Description of the task: Return all lines from the listing below in which the string "this" occurs.

Entries provided:
· · · · · · ·

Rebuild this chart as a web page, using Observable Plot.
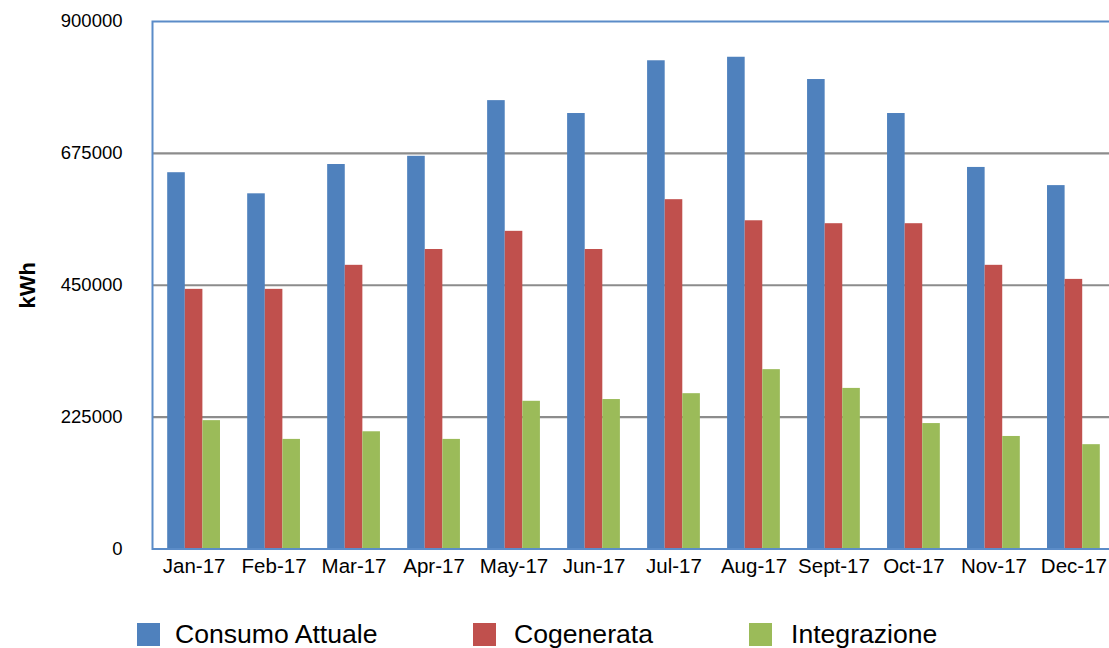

· · · · · · ·

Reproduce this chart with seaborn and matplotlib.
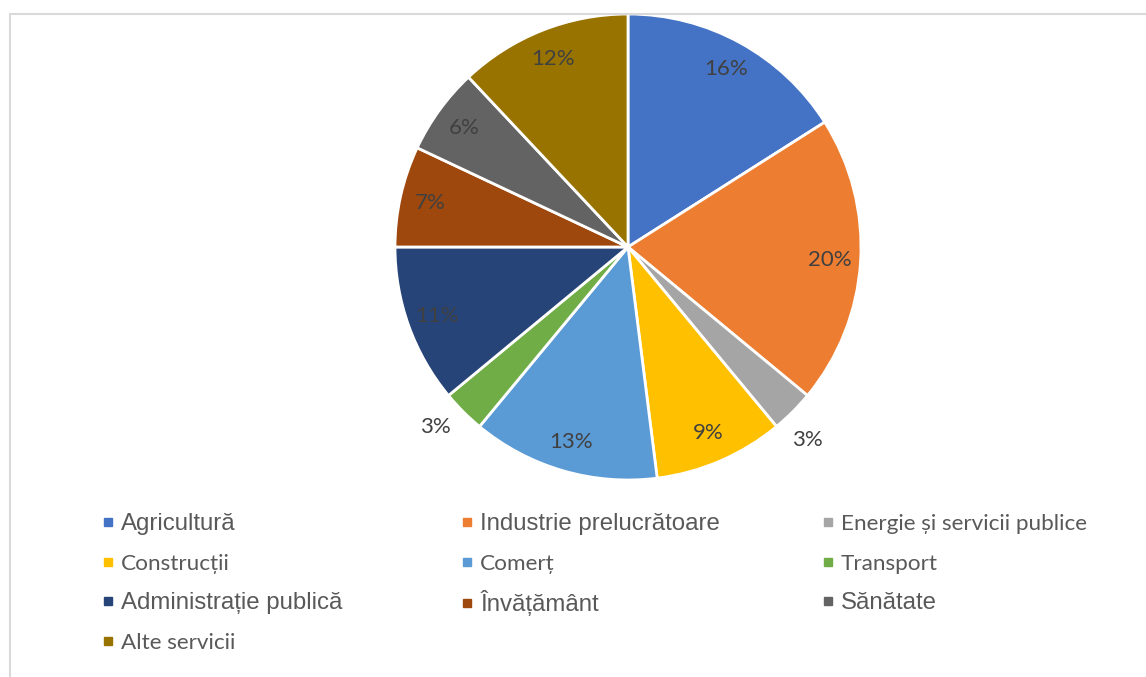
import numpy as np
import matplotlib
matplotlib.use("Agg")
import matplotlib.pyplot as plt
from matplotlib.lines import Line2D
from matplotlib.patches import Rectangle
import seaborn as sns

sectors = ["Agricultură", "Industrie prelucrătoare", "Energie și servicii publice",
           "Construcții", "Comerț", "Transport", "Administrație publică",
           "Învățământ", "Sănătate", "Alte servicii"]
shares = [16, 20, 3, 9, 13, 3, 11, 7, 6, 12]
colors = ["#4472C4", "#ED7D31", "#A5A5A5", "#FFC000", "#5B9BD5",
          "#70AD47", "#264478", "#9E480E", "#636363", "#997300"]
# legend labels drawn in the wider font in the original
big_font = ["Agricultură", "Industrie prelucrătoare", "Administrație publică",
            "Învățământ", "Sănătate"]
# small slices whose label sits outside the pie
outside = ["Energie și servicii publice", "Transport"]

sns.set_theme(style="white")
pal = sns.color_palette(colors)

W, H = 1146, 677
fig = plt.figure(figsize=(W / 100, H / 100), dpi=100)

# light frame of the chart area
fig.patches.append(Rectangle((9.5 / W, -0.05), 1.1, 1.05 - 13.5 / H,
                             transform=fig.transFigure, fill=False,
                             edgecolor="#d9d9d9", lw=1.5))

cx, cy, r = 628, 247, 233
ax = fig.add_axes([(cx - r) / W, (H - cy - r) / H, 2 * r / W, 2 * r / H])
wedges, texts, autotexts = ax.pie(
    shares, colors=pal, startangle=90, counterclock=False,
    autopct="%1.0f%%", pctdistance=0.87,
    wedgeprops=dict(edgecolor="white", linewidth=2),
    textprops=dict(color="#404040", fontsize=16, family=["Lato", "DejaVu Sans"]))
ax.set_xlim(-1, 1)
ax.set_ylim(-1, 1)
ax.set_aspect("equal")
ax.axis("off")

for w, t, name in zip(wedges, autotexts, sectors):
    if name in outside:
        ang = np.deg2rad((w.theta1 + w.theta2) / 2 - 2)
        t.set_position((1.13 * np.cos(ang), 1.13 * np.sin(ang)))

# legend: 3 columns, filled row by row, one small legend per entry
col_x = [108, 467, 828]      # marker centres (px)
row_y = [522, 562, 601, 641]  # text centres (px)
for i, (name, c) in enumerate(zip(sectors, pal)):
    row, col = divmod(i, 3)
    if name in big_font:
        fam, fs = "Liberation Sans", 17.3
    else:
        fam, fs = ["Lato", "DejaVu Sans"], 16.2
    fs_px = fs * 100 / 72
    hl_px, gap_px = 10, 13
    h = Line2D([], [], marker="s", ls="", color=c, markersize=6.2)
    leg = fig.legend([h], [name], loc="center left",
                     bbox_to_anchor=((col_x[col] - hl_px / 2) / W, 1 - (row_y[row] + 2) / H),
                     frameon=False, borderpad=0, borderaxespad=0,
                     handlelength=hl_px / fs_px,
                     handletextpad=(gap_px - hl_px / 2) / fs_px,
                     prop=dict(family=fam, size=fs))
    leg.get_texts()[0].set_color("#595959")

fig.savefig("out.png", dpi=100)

· · · · · · ·

Result:
Rebuild this chart as a web page, using Observable Plot.
Reproduce this chart with seaborn and matplotlib.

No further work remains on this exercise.